DREDD

★★

HARD JUSTICE

THEATRICAL REVIEW
By Jack Richardson
21st October 2012

The recent trend of remakes and reboots follow the same central theory: that a tonal overhaul and gloomier palette will somehow fix the mistakes of the past. The "reboot template" – darker, grittier, edgier – has paid dividends for ‘Batman’, ‘Spiderman’, and the ‘Alien’ series, showing strong returns (if not entirely critical success) on tired, stale franchises. But why so serious? Entires like ‘Batman & Robin’, ‘Spiderman 3’ and ‘Alien: Resurrection’ didn’t suffer because the edge wasn’t honed, or the stakes were too low – they failed because of poor craftsmanship, shoddy scripting, and a cloned Sigourney Weaver. A trendy checklist is no substitute for good filmmaking. A darker, grittier take does not automatically make a recipe for success.

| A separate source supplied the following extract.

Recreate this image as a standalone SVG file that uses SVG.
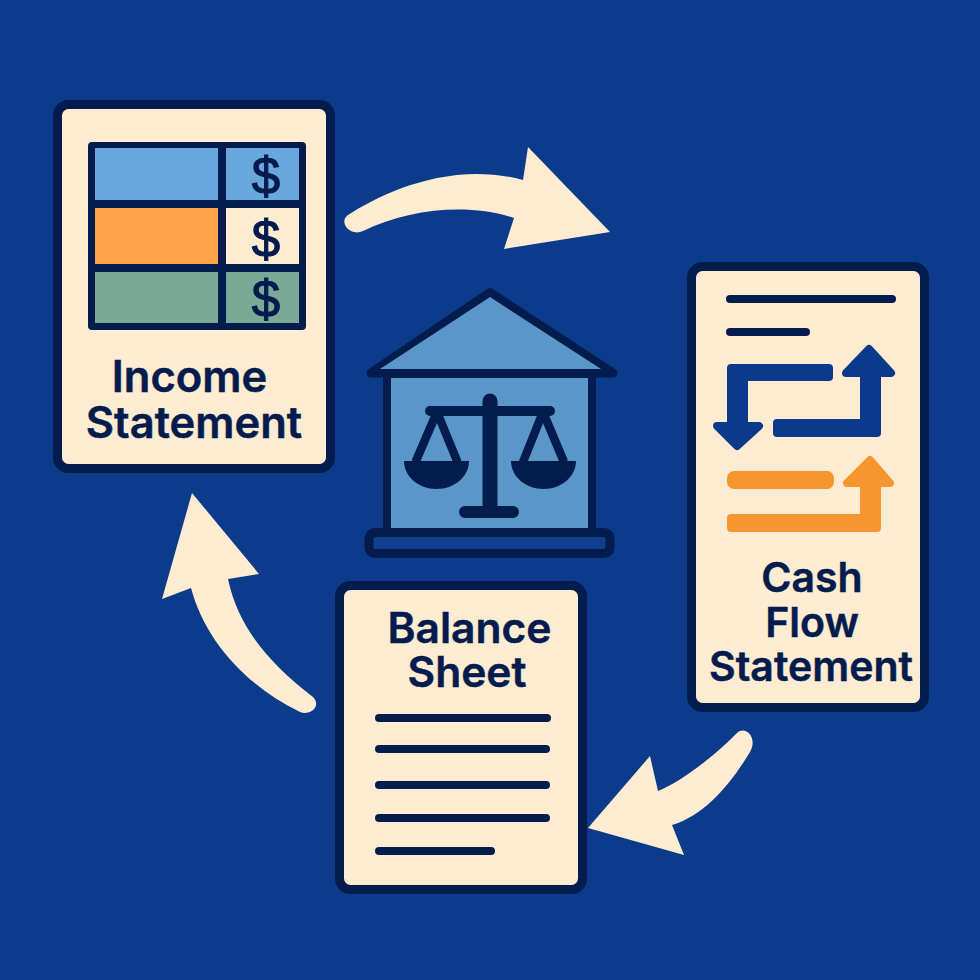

In the case of ‘Dredd’, the second theatrical incarnation of the maligned comic-book character, the ‘grit-n-gore’ approach has its strengths. Far gloomier than its mid-90s effort, the shine on Mega-City One is sweat-stained and jaundiced. Shot in South Africa, there’s palpable heat to the skylines, and immediacy to the poverty. Crime is rife and life is cheap, and in keeping with its irradiated post-apocalyptic setting, Judge Dredd doles out a nuclear kind of justice: skin is flayed, bullets puncture torsos, and eyes are gouged out in extreme slow motion. The violence is brutal, rendered in confronting 3D, and since the narrative amounts to essentially one extended action sequence (think ‘Die Hard’ meets 2011s ‘The Raid’), there’s a lot of it – so much so that it ultimately proves numbing.

SWITCH: DREDD - TRAILER

Plot and character are buried under a bombastic soundtrack, and while the closed narrative (involving an assault on a single 200 storey apartment complex) is a product of limited resources, it should be commended for doing something moderately different. Karl Urban’s stoic, perma-helmed take on Dredd is less didactic than Sylvester Stallone’s flag-waving patriot, but his über-seriousness utterances, gravel-voiced and grim, are unintentionally hilarious.

In fact, the film’s too-serious tone is often a source of humour, resulting from a misjudged sense of its own ridiculousness and a screenplay that refuses to offer anything more than a simple delineation of events. Being low budget doesn’t break the bank of creative ideas, and the major problem with the film is that it really isn’t very imaginative. There’s no mythology established around this future work, and because it’s rendered so close to existing sci-fi worlds, it has nothing interesting to offer. Judge Dredd exists in a narrative and social vacuum, where the rules aren’t clearly established, and just cause and consequence have no meaning.

The film’s too-serious tone is often a source of humour, resulting from a misjudged sense of its own ridiculousness.

For all its bravo and brutality, the film feels oddly reluctant to really cross the line in terms of taste. While a promise of hyper-kinetic ultra-violence is partially made good on, pushing the envelope further could have made a critical point of difference. While the recent remake of ‘Total Recall’ eschewed the original’s extreme violence in place of a more realistic (relatively speaking) plot, ‘Dredd’ feels lacking in extremes to make it truly memorable. For once, the grit and gloom of the "remake template" feels appropriate for the source material, but once again, the craft beneath the rebooted veneer is conspicuous in its absence.